Dr. Lewis J. Rubin, head of the Division of Pulmonary and Critical Medicine at the University of Maryland Medical System, testified about Wilson’s exposure to asbestos while working at ABL. Dr. Rubin testified that each and every exposure to asbestos that Wilson had during that period contributed to his mesothelioma. Dr. Rubin stated, to a reasonable degree of medical certainty, that any industrial or occupational exposure to respirable asbestos dust would be a contributing factor to the development of the disease. Additionally, Dr. Jerrold Abraham, pathologist at the State University of New York in Syracuse, testified that all of Wilson’s exposures, while working at ABL, would be substantial contributing factors to the development of his mesothelioma. Applying the Balbos factors discussed supra, we hold that the evidence presented at trial supports the jury’s finding that Wilson’s exposure to AC & S products was a substantial cause of his mesothelioma.
3. PH’s Substantial Factor Causation
As stated supra, “[t]he causation question here is whether the evidence and inferences most favorable to [Ms. *654Payne and Ms. Hess] support a finding that exposure to [PH’s] products was a substantial factor in the death of [Payne].” Balbos, 326 Md. at 210, 604 A.2d 445. PH and JM products were at Fairfield the entire time that Payne worked there as an electrician. Additionally, Mr. Liphard, Payne’s coworker, testified that Payne usually worked in the engine rooms where he was exposed to asbestos dust that was “always coming ... like snow.” Mr. Liphard stated that, in the engine rooms, he and Payne were always exposed to the products used by the insulators, including PH and JM products. Payne regularly worked in the proximity of insulators who caused “asbestos snow storms” using PH and JM asbestos products.
The medical testimony of Dr. Gabrielson, discussed supra, was also presented in the Payne case. Dr. Gabrielson testified, to a reasonable degree of medical certainty, that Payne’s “exposure to any of that dust or all of the dust containing asbestos from the cement products would have contributed to the development of the mesothelioma.” Applying the Balbos factors discussed supra, we hold that the evidence presented at trial could support the jury’s finding that Payne’s exposure to PH’s products was a substantial cause of his mesothelioma.
III. CONCLUSION
To summarize our holdings:
I. A motion for judgment on the issue of punitive damages in a products liability case must be denied if the plaintiff has established, by clear and convincing evidence, actual malice as set forth by the Court of Appeals in Owens-Illinois, Inc. v. Zenobia.
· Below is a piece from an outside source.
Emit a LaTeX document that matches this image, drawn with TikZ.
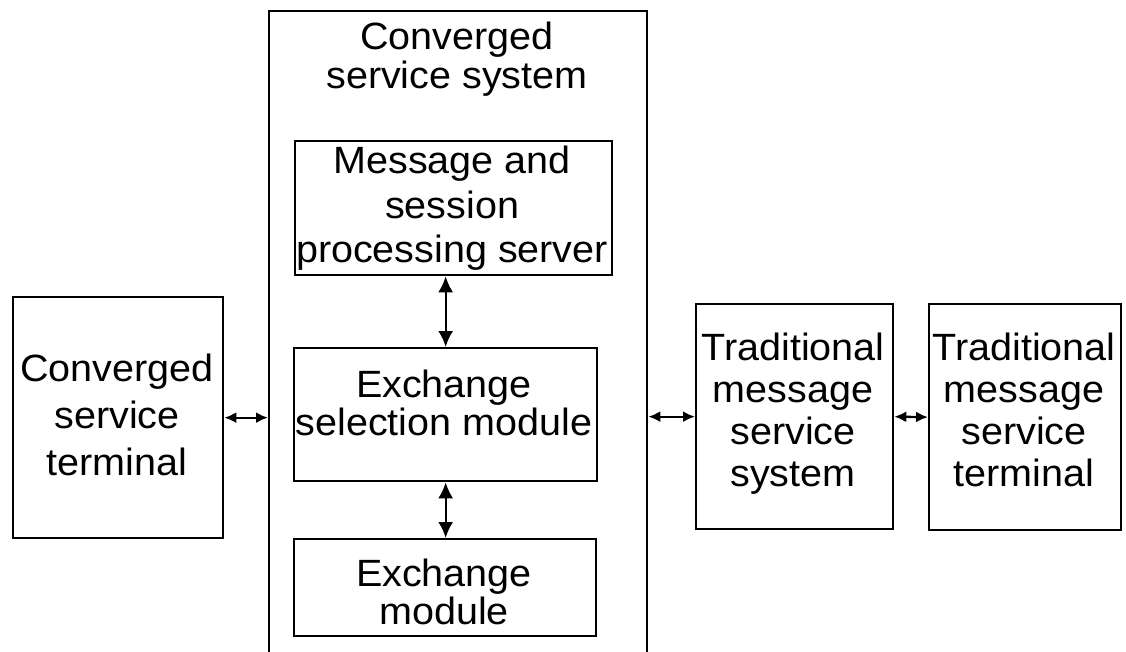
\documentclass[tikz,border=0pt]{standalone}
\usepackage{fontspec}
\setmainfont{Liberation Sans}[FakeStretch=1.04]
\usetikzlibrary{arrows.meta}
\begin{document}
\begin{tikzpicture}[x=1pt,y=-1pt,
  box/.style={draw, line width=2.3pt, inner sep=0pt, anchor=north west},
  lbl/.style={inner sep=0pt, align=center, anchor=north},
  hlink/.style={line width=2.3pt, {Latex[length=12pt,width=11pt]}-{Latex[length=12pt,width=11pt]}},
  vlink/.style={line width=2.3pt, {Latex[length=16pt,width=15pt]}-{Latex[length=16pt,width=15pt]}}]
\clip (0,0) rectangle (1126,652);
\fill[white] (0,0) rectangle (1126,652);
% boxes
\node[box, minimum width=210pt, minimum height=241pt] (cst) at (12,296) {};
\node[box, minimum width=378pt, minimum height=660pt] (css) at (268,10) {};
\node[box, minimum width=317pt, minimum height=134pt] (msp) at (294,140) {};
\node[box, minimum width=303pt, minimum height=133pt] (esm) at (293,347) {};
\node[box, minimum width=302pt, minimum height=97pt] (exm) at (293,538) {};
\node[box, minimum width=197pt, minimum height=225pt] (tms) at (695,303) {};
\node[box, minimum width=192pt, minimum height=226pt] (tmt) at (928,303) {};
% labels
\node[lbl, font=\fontsize{38}{39}\selectfont] (tcss) at (457,22) {Converged\\service system};
\node[lbl, font=\fontsize{38}{47}\selectfont] (tcst) at (117,354) {Converged\\service\\terminal};
\node[lbl, font=\fontsize{38}{44.5}\selectfont] (tmsp) at (452,146) {Message and\\session\\processing server};
\node[lbl, font=\fontsize{38}{37.5}\selectfont] (tesm) at (444,370) {Exchange\\selection module};
\node[lbl, font=\fontsize{38}{37.5}\selectfont] (texm) at (444,559) {Exchange\\module};
\node[lbl, font=\fontsize{38}{42}\selectfont] (ttms) at (793,333) {Traditional\\message\\service\\system};
\node[lbl, font=\fontsize{38}{42}\selectfont] (ttmt) at (1024,333) {Traditional\\message\\service\\terminal};
% connectors
\draw[hlink] (cst.east) -- (cst.east -| css.west);
\draw[hlink] (tms.west -| css.east) -- (tms.west);
\draw[hlink] (tms.east) -- (tmt.west);
\draw[vlink] (esm.north |- msp.south) -- (esm.north);
\draw[vlink] (esm.south) -- (esm.south |- exm.north);
\end{tikzpicture}
\end{document}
In the case sub judice, the trial court did not err in denying AC & S’s motion for judgment on the issue of punitive damages in the Asner and Wilson cases and the trial court did not err in denying PH’s motion for judgment on the issue of punitive damages in the Asner, Wilson, and Payne cases.
II. Because it was not relevant, the trial court did not err in granting appellees’ motion to exclude evidence of TLVs.
*655III. The death of an injured spouse does not abate the cause of action for loss of consortium. Therefore both loss of consortium damages and solatium damages may be recovered respectively by the personal representative and the surviving spouse.
IV. The trial court correctly excluded evidence of the decedent’s exposures to the asbestos products of non-parties.
V. The three invoices that appellants attempted to introduce at trial regarding sales of JM products were properly excluded as irrelevant.
VI. There was sufficient evidence for the jury to find that Wilson’s exposure to AC & S products was a substantial cause of his death and that Payne’s exposure to PH products was a substantial cause of his death.
JUDGMENT OF THE CIRCUIT COURT FOR BALTIMORE CITY AFFIRMED; COSTS TO BE PAID BY APPELLANTS.